[Begin Available records]

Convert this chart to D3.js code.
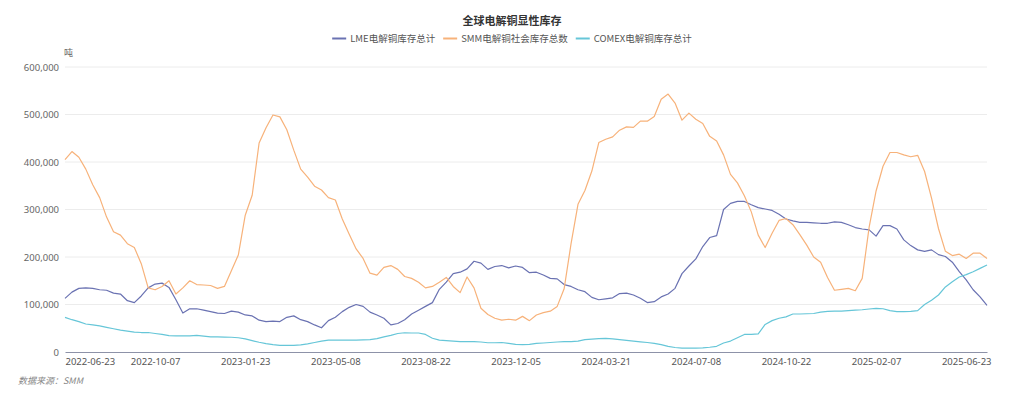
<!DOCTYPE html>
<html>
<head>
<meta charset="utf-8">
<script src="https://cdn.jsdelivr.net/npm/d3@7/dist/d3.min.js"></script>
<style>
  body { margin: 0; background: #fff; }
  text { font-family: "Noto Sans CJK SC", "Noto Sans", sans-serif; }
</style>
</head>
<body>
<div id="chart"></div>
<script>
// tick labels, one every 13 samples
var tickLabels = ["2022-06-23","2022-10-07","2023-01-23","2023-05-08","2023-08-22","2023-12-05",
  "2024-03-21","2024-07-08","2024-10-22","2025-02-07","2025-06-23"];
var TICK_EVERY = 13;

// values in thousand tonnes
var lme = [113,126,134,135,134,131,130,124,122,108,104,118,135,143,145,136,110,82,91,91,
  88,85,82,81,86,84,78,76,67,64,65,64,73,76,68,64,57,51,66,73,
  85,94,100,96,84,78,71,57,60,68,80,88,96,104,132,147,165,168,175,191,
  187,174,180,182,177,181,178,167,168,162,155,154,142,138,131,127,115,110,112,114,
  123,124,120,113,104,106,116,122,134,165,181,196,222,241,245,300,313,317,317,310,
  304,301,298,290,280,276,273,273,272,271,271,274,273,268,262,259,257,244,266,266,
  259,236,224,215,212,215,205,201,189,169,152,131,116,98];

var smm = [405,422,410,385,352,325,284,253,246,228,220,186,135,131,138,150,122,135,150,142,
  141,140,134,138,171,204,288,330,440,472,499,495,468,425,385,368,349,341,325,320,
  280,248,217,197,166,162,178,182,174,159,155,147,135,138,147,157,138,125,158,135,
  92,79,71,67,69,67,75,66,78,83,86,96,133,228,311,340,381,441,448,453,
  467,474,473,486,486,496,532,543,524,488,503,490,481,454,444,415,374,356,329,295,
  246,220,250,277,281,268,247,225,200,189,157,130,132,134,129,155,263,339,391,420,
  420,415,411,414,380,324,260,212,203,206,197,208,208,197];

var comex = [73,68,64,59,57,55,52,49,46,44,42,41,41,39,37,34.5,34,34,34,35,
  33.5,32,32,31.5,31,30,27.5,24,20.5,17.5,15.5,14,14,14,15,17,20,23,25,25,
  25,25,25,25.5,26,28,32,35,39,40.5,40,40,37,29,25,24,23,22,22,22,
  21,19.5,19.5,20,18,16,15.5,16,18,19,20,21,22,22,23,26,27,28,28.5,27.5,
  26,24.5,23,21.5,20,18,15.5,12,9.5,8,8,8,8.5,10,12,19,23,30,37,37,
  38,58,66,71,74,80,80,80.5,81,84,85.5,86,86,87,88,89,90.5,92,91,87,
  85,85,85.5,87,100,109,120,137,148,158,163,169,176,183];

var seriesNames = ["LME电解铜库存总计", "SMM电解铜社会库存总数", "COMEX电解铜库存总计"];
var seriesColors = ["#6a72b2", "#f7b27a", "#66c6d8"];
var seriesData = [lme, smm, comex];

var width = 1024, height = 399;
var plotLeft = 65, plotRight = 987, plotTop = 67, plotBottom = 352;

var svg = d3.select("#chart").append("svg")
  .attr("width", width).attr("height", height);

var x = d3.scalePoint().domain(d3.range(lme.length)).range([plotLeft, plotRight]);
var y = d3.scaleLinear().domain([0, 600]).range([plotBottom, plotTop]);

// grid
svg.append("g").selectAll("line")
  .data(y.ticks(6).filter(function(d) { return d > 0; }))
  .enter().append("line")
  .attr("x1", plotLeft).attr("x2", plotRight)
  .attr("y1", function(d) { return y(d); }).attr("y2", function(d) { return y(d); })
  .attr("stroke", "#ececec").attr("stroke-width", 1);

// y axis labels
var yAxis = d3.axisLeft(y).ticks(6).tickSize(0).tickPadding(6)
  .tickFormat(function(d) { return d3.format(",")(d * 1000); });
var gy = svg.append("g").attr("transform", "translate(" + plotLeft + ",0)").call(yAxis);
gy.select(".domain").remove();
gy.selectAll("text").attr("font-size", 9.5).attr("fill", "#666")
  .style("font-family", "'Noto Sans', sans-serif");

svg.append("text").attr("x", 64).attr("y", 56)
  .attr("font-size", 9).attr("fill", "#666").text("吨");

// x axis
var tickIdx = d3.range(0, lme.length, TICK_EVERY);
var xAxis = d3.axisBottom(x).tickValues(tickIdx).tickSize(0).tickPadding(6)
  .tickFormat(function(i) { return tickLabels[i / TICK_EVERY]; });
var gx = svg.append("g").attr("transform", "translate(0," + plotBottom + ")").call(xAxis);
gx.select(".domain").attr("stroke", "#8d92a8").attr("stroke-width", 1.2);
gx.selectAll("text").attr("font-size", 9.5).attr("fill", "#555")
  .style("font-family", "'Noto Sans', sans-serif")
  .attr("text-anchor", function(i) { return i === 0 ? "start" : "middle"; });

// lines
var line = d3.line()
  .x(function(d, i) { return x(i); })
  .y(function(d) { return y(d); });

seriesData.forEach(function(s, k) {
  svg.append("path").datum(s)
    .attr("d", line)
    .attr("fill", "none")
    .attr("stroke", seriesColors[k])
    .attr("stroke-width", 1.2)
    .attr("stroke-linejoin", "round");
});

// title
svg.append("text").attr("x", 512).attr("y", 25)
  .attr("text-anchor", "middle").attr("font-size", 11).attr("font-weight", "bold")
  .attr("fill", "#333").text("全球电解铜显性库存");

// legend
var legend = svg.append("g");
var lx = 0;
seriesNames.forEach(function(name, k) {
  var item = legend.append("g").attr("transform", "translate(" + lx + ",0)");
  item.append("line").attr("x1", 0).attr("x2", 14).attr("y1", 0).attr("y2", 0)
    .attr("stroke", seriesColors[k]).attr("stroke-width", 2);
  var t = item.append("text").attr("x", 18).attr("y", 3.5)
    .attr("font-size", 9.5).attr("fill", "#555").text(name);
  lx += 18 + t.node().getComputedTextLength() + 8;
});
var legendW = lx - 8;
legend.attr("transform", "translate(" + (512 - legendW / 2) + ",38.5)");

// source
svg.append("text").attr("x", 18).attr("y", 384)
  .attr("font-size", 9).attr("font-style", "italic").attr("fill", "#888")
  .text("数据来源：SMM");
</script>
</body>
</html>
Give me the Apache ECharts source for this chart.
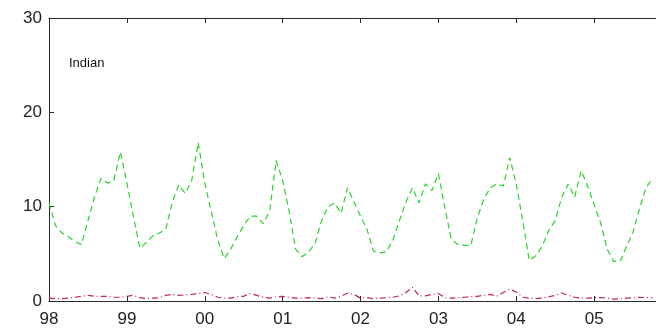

[End Available records]

§ **Given exercise**: What you return should match the records above word for word, minus the pictures.

§ **Exercise output**:
Convert this chart to D3.js code.
<!DOCTYPE html>
<html>
<head>
<meta charset="utf-8">
<script src="https://cdn.jsdelivr.net/npm/d3@7/dist/d3.min.js"></script>
<style>
  body { margin: 0; background: #fff; }
  text { font-family: "Noto Sans CJK SC", "Noto Sans", sans-serif; }
</style>
</head>
<body>
<div id="chart"></div>
<script>
// tick labels, one every 13 samples
var tickLabels = ["2022-06-23","2022-10-07","2023-01-23","2023-05-08","2023-08-22","2023-12-05",
  "2024-03-21","2024-07-08","2024-10-22","2025-02-07","2025-06-23"];
var TICK_EVERY = 13;

// values in thousand tonnes
var lme = [113,126,134,135,134,131,130,124,122,108,104,118,135,143,145,136,110,82,91,91,
  88,85,82,81,86,84,78,76,67,64,65,64,73,76,68,64,57,51,66,73,
  85,94,100,96,84,78,71,57,60,68,80,88,96,104,132,147,165,168,175,191,
  187,174,180,182,177,181,178,167,168,162,155,154,142,138,131,127,115,110,112,114,
  123,124,120,113,104,106,116,122,134,165,181,196,222,241,245,300,313,317,317,310,
  304,301,298,290,280,276,273,273,272,271,271,274,273,268,262,259,257,244,266,266,
  259,236,224,215,212,215,205,201,189,169,152,131,116,98];

var smm = [405,422,410,385,352,325,284,253,246,228,220,186,135,131,138,150,122,135,150,142,
  141,140,134,138,171,204,288,330,440,472,499,495,468,425,385,368,349,341,325,320,
  280,248,217,197,166,162,178,182,174,159,155,147,135,138,147,157,138,125,158,135,
  92,79,71,67,69,67,75,66,78,83,86,96,133,228,311,340,381,441,448,453,
  467,474,473,486,486,496,532,543,524,488,503,490,481,454,444,415,374,356,329,295,
  246,220,250,277,281,268,247,225,200,189,157,130,132,134,129,155,263,339,391,420,
  420,415,411,414,380,324,260,212,203,206,197,208,208,197];

var comex = [73,68,64,59,57,55,52,49,46,44,42,41,41,39,37,34.5,34,34,34,35,
  33.5,32,32,31.5,31,30,27.5,24,20.5,17.5,15.5,14,14,14,15,17,20,23,25,25,
  25,25,25,25.5,26,28,32,35,39,40.5,40,40,37,29,25,24,23,22,22,22,
  21,19.5,19.5,20,18,16,15.5,16,18,19,20,21,22,22,23,26,27,28,28.5,27.5,
  26,24.5,23,21.5,20,18,15.5,12,9.5,8,8,8,8.5,10,12,19,23,30,37,37,
  38,58,66,71,74,80,80,80.5,81,84,85.5,86,86,87,88,89,90.5,92,91,87,
  85,85,85.5,87,100,109,120,137,148,158,163,169,176,183];

var seriesNames = ["LME电解铜库存总计", "SMM电解铜社会库存总数", "COMEX电解铜库存总计"];
var seriesColors = ["#6a72b2", "#f7b27a", "#66c6d8"];
var seriesData = [lme, smm, comex];

var width = 1024, height = 399;
var plotLeft = 65, plotRight = 987, plotTop = 67, plotBottom = 352;

var svg = d3.select("#chart").append("svg")
  .attr("width", width).attr("height", height);

var x = d3.scalePoint().domain(d3.range(lme.length)).range([plotLeft, plotRight]);
var y = d3.scaleLinear().domain([0, 600]).range([plotBottom, plotTop]);

// grid
svg.append("g").selectAll("line")
  .data(y.ticks(6).filter(function(d) { return d > 0; }))
  .enter().append("line")
  .attr("x1", plotLeft).attr("x2", plotRight)
  .attr("y1", function(d) { return y(d); }).attr("y2", function(d) { return y(d); })
  .attr("stroke", "#ececec").attr("stroke-width", 1);

// y axis labels
var yAxis = d3.axisLeft(y).ticks(6).tickSize(0).tickPadding(6)
  .tickFormat(function(d) { return d3.format(",")(d * 1000); });
var gy = svg.append("g").attr("transform", "translate(" + plotLeft + ",0)").call(yAxis);
gy.select(".domain").remove();
gy.selectAll("text").attr("font-size", 9.5).attr("fill", "#666")
  .style("font-family", "'Noto Sans', sans-serif");

svg.append("text").attr("x", 64).attr("y", 56)
  .attr("font-size", 9).attr("fill", "#666").text("吨");

// x axis
var tickIdx = d3.range(0, lme.length, TICK_EVERY);
var xAxis = d3.axisBottom(x).tickValues(tickIdx).tickSize(0).tickPadding(6)
  .tickFormat(function(i) { return tickLabels[i / TICK_EVERY]; });
var gx = svg.append("g").attr("transform", "translate(0," + plotBottom + ")").call(xAxis);
gx.select(".domain").attr("stroke", "#8d92a8").attr("stroke-width", 1.2);
gx.selectAll("text").attr("font-size", 9.5).attr("fill", "#555")
  .style("font-family", "'Noto Sans', sans-serif")
  .attr("text-anchor", function(i) { return i === 0 ? "start" : "middle"; });

// lines
var line = d3.line()
  .x(function(d, i) { return x(i); })
  .y(function(d) { return y(d); });

seriesData.forEach(function(s, k) {
  svg.append("path").datum(s)
    .attr("d", line)
    .attr("fill", "none")
    .attr("stroke", seriesColors[k])
    .attr("stroke-width", 1.2)
    .attr("stroke-linejoin", "round");
});

// title
svg.append("text").attr("x", 512).attr("y", 25)
  .attr("text-anchor", "middle").attr("font-size", 11).attr("font-weight", "bold")
  .attr("fill", "#333").text("全球电解铜显性库存");

// legend
var legend = svg.append("g");
var lx = 0;
seriesNames.forEach(function(name, k) {
  var item = legend.append("g").attr("transform", "translate(" + lx + ",0)");
  item.append("line").attr("x1", 0).attr("x2", 14).attr("y1", 0).attr("y2", 0)
    .attr("stroke", seriesColors[k]).attr("stroke-width", 2);
  var t = item.append("text").attr("x", 18).attr("y", 3.5)
    .attr("font-size", 9.5).attr("fill", "#555").text(name);
  lx += 18 + t.node().getComputedTextLength() + 8;
});
var legendW = lx - 8;
legend.attr("transform", "translate(" + (512 - legendW / 2) + ",38.5)");

// source
svg.append("text").attr("x", 18).attr("y", 384)
  .attr("font-size", 9).attr("font-style", "italic").attr("fill", "#888")
  .text("数据来源：SMM");
</script>
</body>
</html>
Give me the Apache ECharts source for this chart.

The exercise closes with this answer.